=== REQUIRED WORK ===
Take the lines from the top down to and including the one with "const height = 842;" and repeat them exactly. Omit images.

=== PROVIDED MATERIAL ===

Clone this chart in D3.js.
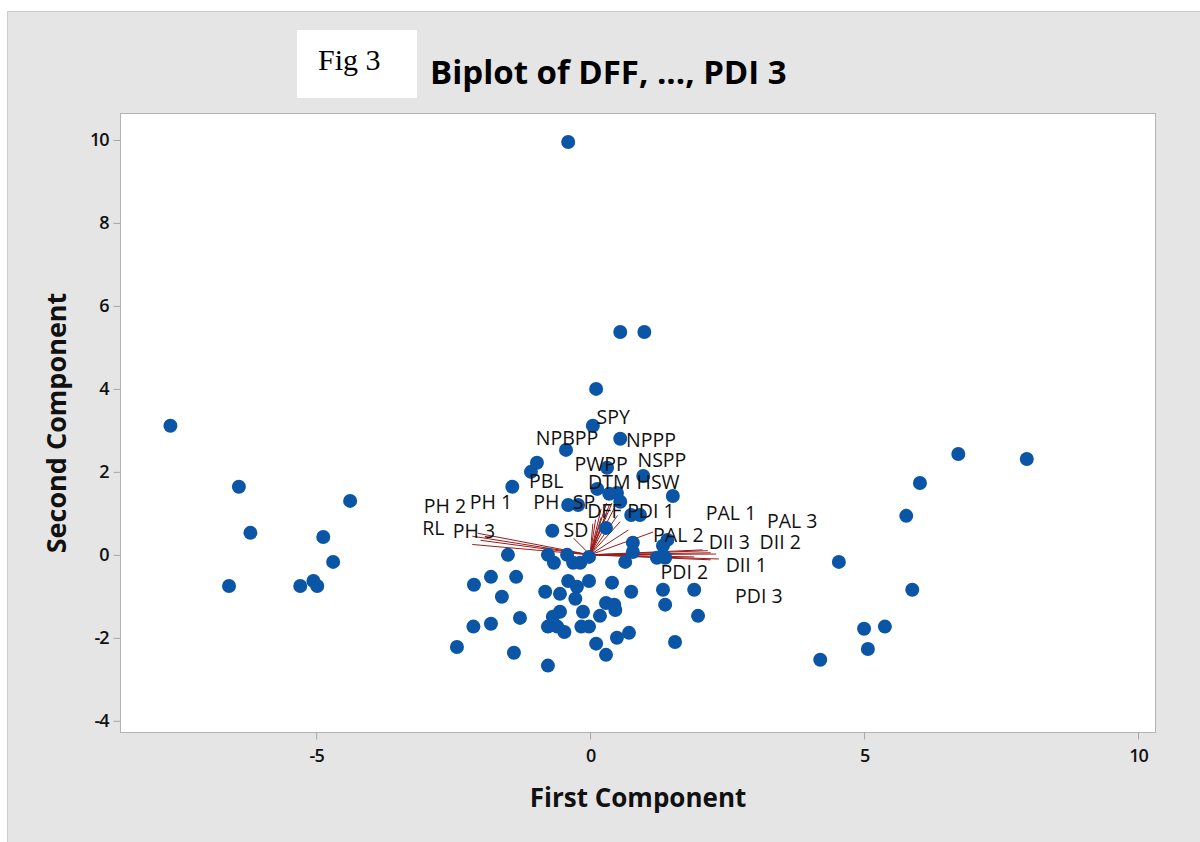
<!DOCTYPE html>
<html>
<head>
<meta charset="utf-8">
<script src="https://cdn.jsdelivr.net/npm/d3@7"></script>
<style>
  body { margin: 0; background: #ffffff; }
  svg { display: block; }
</style>
</head>
<body>
<svg></svg>
<script>
// Constants
const width = 1200;
const height = 842;

const plotLeft = 120;
const plotRight = 1155;
const plotTop = 113;
const plotBottom = 732;

// scores (first component, second component)
const scoreX = [
  -0.40, 0.55, 0.99, 0.11, 0.05, -7.66, 0.55, -0.44, -0.97, -1.08,
  0.31, 0.97, -1.42, 1.51, 0.13, 0.35, 0.49, 0.55, -0.40, -0.22,
  0.75, 0.91, 0.29, -0.69, 0.78, 0.78, 1.41, 1.33, 1.22, 1.37,
  0.64, -1.50, -0.77, -0.66, -0.42, -0.31, -0.18, -0.02, -2.12, -1.81,
  -1.35, -1.61, -0.40, -0.24, -0.02, 0.40, 0.75, 1.33, 1.90, -0.82,
  -0.55, -0.27, 0.29, 0.44, 0.46, 1.37, -0.13, 0.18, -0.55, -0.68,
  -0.77, -0.60, -0.47, -0.16, -0.02, -1.81, -1.28, 1.97, 0.71, 0.49,
  0.11, 0.29, -1.39, -0.77, 1.55, -2.13, -2.43,
  -6.41, -4.38, -6.20, -4.87, -4.69, -6.59, -5.29, -5.05, -4.98,
  6.72, 7.97, 6.02, 5.77, 4.54, 5.88, 5.00, 5.38, 5.07, 4.20
];
const scoreY = [
  9.95, 5.37, 5.37, 4.00, 3.11, 3.11, 2.80, 2.53, 2.22, 2.00,
  2.10, 1.90, 1.64, 1.42, 1.59, 1.47, 1.49, 1.28, 1.20, 1.20,
  0.96, 0.96, 0.65, 0.58, 0.29, 0.07, 0.36, 0.22, -0.07, -0.07,
  -0.17, 0.00, 0.00, -0.19, 0.00, -0.19, -0.19, -0.05, -0.72, -0.53,
  -0.53, -1.01, -0.63, -0.77, -0.63, -0.67, -0.89, -0.84, -0.84, -0.89,
  -0.94, -1.06, -1.16, -1.20, -1.33, -1.20, -1.37, -1.47, -1.37, -1.49,
  -1.73, -1.73, -1.86, -1.73, -1.73, -1.66, -1.52, -1.47, -1.88, -2.00,
  -2.14, -2.41, -2.36, -2.67, -2.10, -1.73, -2.22,
  1.64, 1.30, 0.53, 0.43, -0.17, -0.75, -0.75, -0.63, -0.75,
  2.43, 2.31, 1.73, 0.94, -0.17, -0.84, -1.78, -1.73, -2.27, -2.53
];

// variables (loading vectors) and where their labels sit
const varNames = [
  'SPY', 'NPBPP', 'NPPP', 'PWPP', 'NSPP', 'DTM', 'HSW', 'PBL', 'PH', 'SP',
  'DFF', 'PDI 1', 'SD', 'PH 2', 'PH 1', 'RL', 'PH 3',
  'PAL 1', 'PAL 3', 'PAL 2', 'DII 3', 'DII 2', 'DII 1', 'PDI 2', 'PDI 3'
];
const loadX = [
  0.30, 0.20, 0.35, 0.40, 0.45, 0.30, 0.50, 0.10, 0.05, 0.20,
  0.55, 0.70, -0.30, -2.05, -2.15, -2.00, -2.15,
  2.05, 2.15, 1.15, 2.20, 2.30, 2.35, 1.90, 2.20
];
const loadY = [
  1.25, 1.10, 1.20, 1.25, 1.15, 1.00, 0.95, 0.85, 0.75, 0.90,
  0.80, 0.60, 0.40, 0.52, 0.45, 0.35, 0.25,
  0.12, 0.10, 0.55, 0.05, 0.02, -0.10, -0.05, -0.12
];
const labelX = [
  0.42, -0.42, 1.11, 0.20, 1.31, 0.35, 1.24, -0.80, -0.80, -0.11,
  0.26, 1.11, -0.26, -2.65, -1.81, -2.86, -2.12,
  2.57, 3.69, 1.61, 2.54, 3.47, 2.85, 1.72, 3.08
];
const labelY = [
  3.33, 2.84, 2.77, 2.19, 2.31, 1.76, 1.76, 1.78, 1.28, 1.28,
  1.08, 1.08, 0.60, 1.20, 1.28, 0.65, 0.58,
  1.01, 0.82, 0.48, 0.31, 0.31, -0.24, -0.39, -0.99
];

const xTicks = [-5, 0, 5, 10];
const yTicks = [-4, -2, 0, 2, 4, 6, 8, 10];

// svg
const svg = d3.select('svg')
    .attr('width', width)
    .attr('height', height);

// outer panel
svg.append('rect')
    .attr('x', 7.5)
    .attr('y', 11.5)
    .attr('width', width)
    .attr('height', height)
    .attr('fill', '#e5e5e5')
    .attr('stroke', '#cccccc');

// plot area
svg.append('rect')
    .attr('x', plotLeft + 0.5)
    .attr('y', plotTop + 0.5)
    .attr('width', plotRight - plotLeft)
    .attr('height', plotBottom - plotTop)
    .attr('fill', '#ffffff')
    .attr('stroke', '#b3b3b3');

// scales
const x = d3.scaleLinear()
    .domain([-8.58, 10.31])
    .range([plotLeft, plotRight]);

const y = d3.scaleLinear()
    .domain([-4.27, 10.65])
    .range([plotBottom, plotTop]);

// xAxis
const xAxis = d3.axisBottom(x)
    .tickValues(xTicks)
    .tickSize(7)
    .tickPadding(10)
    .tickFormat(d => String(d));

const gx = svg.append('g')
    .attr('transform', `translate(0, ${plotBottom + 0.5})`)
    .call(xAxis);

// yAxis
const yAxis = d3.axisLeft(y)
    .tickValues(yTicks)
    .tickSize(7)
    .tickPadding(5)
    .tickFormat(d => String(d));

const gy = svg.append('g')
    .attr('transform', `translate(${plotLeft + 0.5}, 0)`)
    .call(yAxis);

[gx, gy].forEach(g => {
    g.select('.domain').remove();
    g.selectAll('.tick line').attr('stroke', '#a6a6a6');
    g.selectAll('.tick text')
        .attr('fill', '#111111')
        .style('font-family', '"Open Sans", sans-serif')
        .style('font-weight', 600)
        .style('font-size', '18px')
        .style('letter-spacing', '-1px');
});

// loading vectors
svg.append('g')
    .selectAll('line')
    .data(varNames).enter().append('line')
    .attr('x1', x(0))
    .attr('y1', y(0))
    .attr('x2', (d, i) => x(loadX[i]))
    .attr('y2', (d, i) => y(loadY[i]))
    .attr('stroke', '#9b1b1b')
    .attr('stroke-width', 1);

// score points
svg.append('g')
    .selectAll('circle')
    .data(scoreX).enter().append('circle')
    .attr('cx', d => x(d))
    .attr('cy', (d, i) => y(scoreY[i]))
    .attr('r', 7)
    .attr('fill', '#0a55a6');

// vector labels
svg.append('g')
    .selectAll('text')
    .data(varNames).enter().append('text')
    .attr('x', (d, i) => x(labelX[i]))
    .attr('y', (d, i) => y(labelY[i]))
    .attr('text-anchor', 'middle')
    .attr('dominant-baseline', 'central')
    .attr('fill', '#111111')
    .style('font-family', '"Open Sans", sans-serif')
    .style('font-size', '19.5px')
    .text(d => d);

// titles
svg.append('rect')
    .attr('x', 297)
    .attr('y', 30)
    .attr('width', 120)
    .attr('height', 68)
    .attr('fill', '#ffffff');

svg.append('text')
    .attr('x', 318)
    .attr('y', 70)
    .style('font-family', '"Liberation Serif", serif')
    .style('font-size', '30px')
    .attr('fill', '#000000')
    .text('Fig 3');

svg.append('text')
    .attr('x', 430)
    .attr('y', 84)
    .style('font-family', '"Open Sans", sans-serif')
    .style('font-weight', 700)
    .style('font-size', '33px')
    .attr('fill', '#000000')
    .text('Biplot of DFF, ..., PDI 3');

svg.append('text')
    .attr('x', 638)
    .attr('y', 807)
    .attr('text-anchor', 'middle')
    .style('font-family', '"Open Sans", sans-serif')
    .style('font-weight', 700)
    .style('font-size', '26px')
    .attr('fill', '#111111')
    .text('First Component');

svg.append('text')
    .attr('transform', `translate(66, 423) rotate(-90)`)
    .attr('text-anchor', 'middle')
    .style('font-family', '"Open Sans", sans-serif')
    .style('font-weight', 700)
    .style('font-size', '27px')
    .attr('fill', '#111111')
    .text('Second Component');
</script>
</body>
</html>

===

=== COMPLETE RESPONSE ===
Clone this chart in D3.js.
<!DOCTYPE html>
<html>
<head>
<meta charset="utf-8">
<script src="https://cdn.jsdelivr.net/npm/d3@7"></script>
<style>
  body { margin: 0; background: #ffffff; }
  svg { display: block; }
</style>
</head>
<body>
<svg></svg>
<script>
// Constants
const width = 1200;
const height = 842;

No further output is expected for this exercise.